-- Task --
Restate the material word for word and leave out anything that is a picture.

-- Data extract --

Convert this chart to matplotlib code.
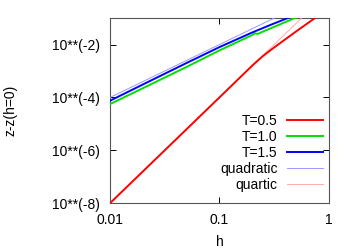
import matplotlib
matplotlib.use("Agg")
import matplotlib.pyplot as plt

plt.rcParams['font.family'] = ['Liberation Sans', 'DejaVu Sans']
plt.rcParams['font.size'] = 10

# values (log-log)
h_t05 = [0.01, 0.05, 0.1, 0.15, 0.2, 0.25, 0.3, 0.4, 0.5, 0.6, 0.75, 1.0]
z_t05 = [1e-8, 6.25e-6, 1e-4, 5.1e-4, 1.62e-3, 3.7e-3, 6.6e-3, 0.0158, 0.031, 0.053, 0.102, 0.24]

h_t10 = [0.01, 0.02, 0.05, 0.1, 0.2, 0.21, 0.225, 0.25, 0.35, 0.5, 0.7]
z_t10 = [5.6e-5, 2.24e-4, 1.42e-3, 6e-3, 0.023, 0.0265, 0.0253, 0.031, 0.056, 0.105, 0.186]

h_t15 = [0.01, 0.02, 0.05, 0.1, 0.2, 0.3, 0.42, 0.6]
z_t15 = [7.5e-5, 3.1e-4, 2.0e-3, 8e-3, 0.0288, 0.0576, 0.1, 0.18]

h_quad = [0.01, 1.0]
z_quad = [1e-4, 1.0]

h_quart = [0.01, 1.0]
z_quart = [1e-8, 1.0]

xticks = [0.01, 0.1, 1]
xticklabels = ["0.01", "0.1", "1"]
yticks = [1e-8, 1e-6, 1e-4, 1e-2]
yticklabels = ["10**(-8)", "10**(-6)", "10**(-4)", "10**(-2)"]

fig = plt.figure(figsize=(3.54, 2.48), dpi=100)
ax = fig.add_axes([0.311, 0.181, 0.618, 0.746])

ax.plot(h_t05, z_t05, color='#ff0000', lw=1.4, label='T=0.5', zorder=4)
ax.plot(h_t10, z_t10, color='#00e000', lw=1.4, label='T=1.0', zorder=4)
ax.plot(h_t15, z_t15, color='#0000ff', lw=1.4, label='T=1.5', zorder=4)
ax.plot(h_quad, z_quad, color='#9999ff', lw=0.7, label='quadratic', zorder=3)
ax.plot(h_quart, z_quart, color='#ffaaaa', lw=0.7, label='quartic', zorder=3)

ax.set_xscale('log')
ax.set_yscale('log')
ax.set_xlim(0.01, 1)
ax.set_ylim(1e-8, 1e-1)
ax.set_xticks(xticks)
ax.set_xticklabels(xticklabels)
ax.set_yticks(yticks)
ax.set_yticklabels(yticklabels)
ax.minorticks_off()
ax.tick_params(direction='in', length=4, width=0.7, top=True, right=True,
               colors='#000000', pad=7)
for s in ax.spines.values():
    s.set_color('#555555')
    s.set_linewidth(0.8)

ax.set_xlabel("h", labelpad=6)
ax.set_ylabel("z-z(h=0)")
ax.yaxis.set_label_coords(-0.425, 0.5)

leg = ax.legend(loc='lower right', bbox_to_anchor=(0.973, 0.06), frameon=False,
                markerfirst=False, handlelength=2.6, handletextpad=0.65,
                labelspacing=0.15, borderpad=0, borderaxespad=0)

fig.savefig("out.png", dpi=100)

-- Response to this exercise --
Convert this chart to matplotlib code.
import matplotlib
matplotlib.use("Agg")
import matplotlib.pyplot as plt

plt.rcParams['font.family'] = ['Liberation Sans', 'DejaVu Sans']
plt.rcParams['font.size'] = 10

# values (log-log)
h_t05 = [0.01, 0.05, 0.1, 0.15, 0.2, 0.25, 0.3, 0.4, 0.5, 0.6, 0.75, 1.0]
z_t05 = [1e-8, 6.25e-6, 1e-4, 5.1e-4, 1.62e-3, 3.7e-3, 6.6e-3, 0.0158, 0.031, 0.053, 0.102, 0.24]

h_t10 = [0.01, 0.02, 0.05, 0.1, 0.2, 0.21, 0.225, 0.25, 0.35, 0.5, 0.7]
z_t10 = [5.6e-5, 2.24e-4, 1.42e-3, 6e-3, 0.023, 0.0265, 0.0253, 0.031, 0.056, 0.105, 0.186]

h_t15 = [0.01, 0.02, 0.05, 0.1, 0.2, 0.3, 0.42, 0.6]
z_t15 = [7.5e-5, 3.1e-4, 2.0e-3, 8e-3, 0.0288, 0.0576, 0.1, 0.18]

h_quad = [0.01, 1.0]
z_quad = [1e-4, 1.0]

h_quart = [0.01, 1.0]
z_quart = [1e-8, 1.0]

xticks = [0.01, 0.1, 1]
xticklabels = ["0.01", "0.1", "1"]
yticks = [1e-8, 1e-6, 1e-4, 1e-2]
yticklabels = ["10**(-8)", "10**(-6)", "10**(-4)", "10**(-2)"]

fig = plt.figure(figsize=(3.54, 2.48), dpi=100)
ax = fig.add_axes([0.311, 0.181, 0.618, 0.746])

ax.plot(h_t05, z_t05, color='#ff0000', lw=1.4, label='T=0.5', zorder=4)
ax.plot(h_t10, z_t10, color='#00e000', lw=1.4, label='T=1.0', zorder=4)
ax.plot(h_t15, z_t15, color='#0000ff', lw=1.4, label='T=1.5', zorder=4)
ax.plot(h_quad, z_quad, color='#9999ff', lw=0.7, label='quadratic', zorder=3)
ax.plot(h_quart, z_quart, color='#ffaaaa', lw=0.7, label='quartic', zorder=3)

ax.set_xscale('log')
ax.set_yscale('log')
ax.set_xlim(0.01, 1)
ax.set_ylim(1e-8, 1e-1)
ax.set_xticks(xticks)
ax.set_xticklabels(xticklabels)
ax.set_yticks(yticks)
ax.set_yticklabels(yticklabels)
ax.minorticks_off()
ax.tick_params(direction='in', length=4, width=0.7, top=True, right=True,
               colors='#000000', pad=7)
for s in ax.spines.values():
    s.set_color('#555555')
    s.set_linewidth(0.8)

ax.set_xlabel("h", labelpad=6)
ax.set_ylabel("z-z(h=0)")
ax.yaxis.set_label_coords(-0.425, 0.5)

leg = ax.legend(loc='lower right', bbox_to_anchor=(0.973, 0.06), frameon=False,
                markerfirst=False, handlelength=2.6, handletextpad=0.65,
                labelspacing=0.15, borderpad=0, borderaxespad=0)

fig.savefig("out.png", dpi=100)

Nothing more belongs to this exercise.